Monday, Dec. 15, 1958

Medical & Liberal Arts

Medical schools are hard places to get into, and an undergraduate headed for one is likely to load himself with courses in the hard sciences and let the humanities go hang. The result: U.S. doctors, as conversationalists, are apt to be excellent physicians. But the climate of opinion in medical schools is changing. A report issued last week by Harvard University indicates that potential physicians need not insulate themselves from the liberal arts, and in some cases may hurt their chances by doing so.

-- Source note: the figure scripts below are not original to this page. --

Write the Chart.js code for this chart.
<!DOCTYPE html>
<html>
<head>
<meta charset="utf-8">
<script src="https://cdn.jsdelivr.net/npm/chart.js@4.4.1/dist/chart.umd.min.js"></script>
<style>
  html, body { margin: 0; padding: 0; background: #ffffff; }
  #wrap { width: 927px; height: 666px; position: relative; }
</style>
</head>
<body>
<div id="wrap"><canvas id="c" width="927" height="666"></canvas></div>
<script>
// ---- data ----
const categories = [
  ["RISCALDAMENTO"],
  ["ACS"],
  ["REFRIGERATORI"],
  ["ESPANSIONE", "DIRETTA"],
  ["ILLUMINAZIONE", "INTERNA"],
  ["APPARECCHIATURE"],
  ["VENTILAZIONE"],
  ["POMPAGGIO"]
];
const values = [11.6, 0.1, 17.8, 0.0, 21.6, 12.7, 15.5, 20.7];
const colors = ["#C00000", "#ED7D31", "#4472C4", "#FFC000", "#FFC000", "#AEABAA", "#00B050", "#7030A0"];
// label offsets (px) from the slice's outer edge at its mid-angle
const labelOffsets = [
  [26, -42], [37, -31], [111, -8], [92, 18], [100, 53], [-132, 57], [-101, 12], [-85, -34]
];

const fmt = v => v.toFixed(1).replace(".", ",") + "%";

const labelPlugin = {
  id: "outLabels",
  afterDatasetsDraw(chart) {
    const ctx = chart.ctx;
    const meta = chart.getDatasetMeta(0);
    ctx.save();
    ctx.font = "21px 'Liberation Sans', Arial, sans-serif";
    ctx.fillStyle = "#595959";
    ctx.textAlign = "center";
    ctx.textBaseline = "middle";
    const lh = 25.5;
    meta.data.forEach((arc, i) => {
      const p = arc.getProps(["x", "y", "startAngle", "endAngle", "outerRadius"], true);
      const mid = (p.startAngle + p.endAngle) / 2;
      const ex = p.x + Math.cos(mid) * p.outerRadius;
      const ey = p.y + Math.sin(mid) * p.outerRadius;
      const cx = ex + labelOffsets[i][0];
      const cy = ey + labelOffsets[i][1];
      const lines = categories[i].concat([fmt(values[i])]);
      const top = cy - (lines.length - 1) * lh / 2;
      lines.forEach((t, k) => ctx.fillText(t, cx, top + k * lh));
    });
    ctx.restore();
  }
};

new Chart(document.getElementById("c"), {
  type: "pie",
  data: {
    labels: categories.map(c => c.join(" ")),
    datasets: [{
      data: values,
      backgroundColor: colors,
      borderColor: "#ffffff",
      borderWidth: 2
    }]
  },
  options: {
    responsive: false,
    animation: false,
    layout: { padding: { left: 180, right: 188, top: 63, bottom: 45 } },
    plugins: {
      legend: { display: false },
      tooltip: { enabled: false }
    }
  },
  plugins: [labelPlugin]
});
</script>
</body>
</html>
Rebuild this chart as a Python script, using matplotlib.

Gist of the report, which studied the careers of 1,390 Harvard students who went on to medical school from 1949-56: grades and academic honors weigh heavily in determining admission to medical school, but a student's choice of major--assuming he has met minimum science requirements--has no bearing. Writes Author Dean K. Whitla, director of Harvard's office of tests: "It would be regrettable if some of our students who plan to become doctors felt that they must turn away from their interest in the liberal arts for fear of being rejected at medical school without a premedical major." Surprise of the study: at Harvard Medical School, premed-prepared students do better the first year, but by the third year they fall slightly behind students who majored in the social sciences.

Medical schools, writes Whitla, have become increasingly more aware of the importance of liberal arts backgrounds. But at Harvard, at least, the students have not; in 1949, 47% of those who went on to medical school took premed courses; by 1956, the last year the report covers, 67% were premed majors. For future physicians, some comments from the men in charge of admissions at five other major medical schools:

MICHIGAN. Says Assistant Dean Robert G. Lovell: the University of Michigan does not particularly care what a student's major is, will admit social science and humanities majors as readily as premed majors if they meet science requirements.

PENNSYLVANIA. Medical Faculty Dean John McK. Mitchell: the school pays no attention to majors, is interested in the man and how he handled the courses rather than what courses he took.

CHICAGO. Preference has swung toward humanities majors, says Dr. Joseph Ceithaml, dean of students at the medical school: "If two men apply, and both have the required basic scientific courses behind them, and one was a philosophy major and the other solely a premed student, the philosophy man gets the nod." In the past, students headed toward medicine piled up huge backlogs of scientific courses, "which they could very well have done without."

NORTHWESTERN. "You're in medicine for the rest of your life," says Medical School Dean Dr. Richard H. Young. "The broader scholastic background a man has before he enters medical school, therefore, the better."

JOHNS HOPKINS. Dr. Thomas B. Turner, dean of the medical faculty: "I cannot candidly say that liberal arts in any sense outweigh science. We want both in our entering students: a background that is broad culturally and a preparation in basic science, specifically chemistry, biology and mathematics. The old unconcern for liberal arts has vanished. We want a man to be intellectually mature, and we recognize that he cannot attain that status taking nothing but science courses."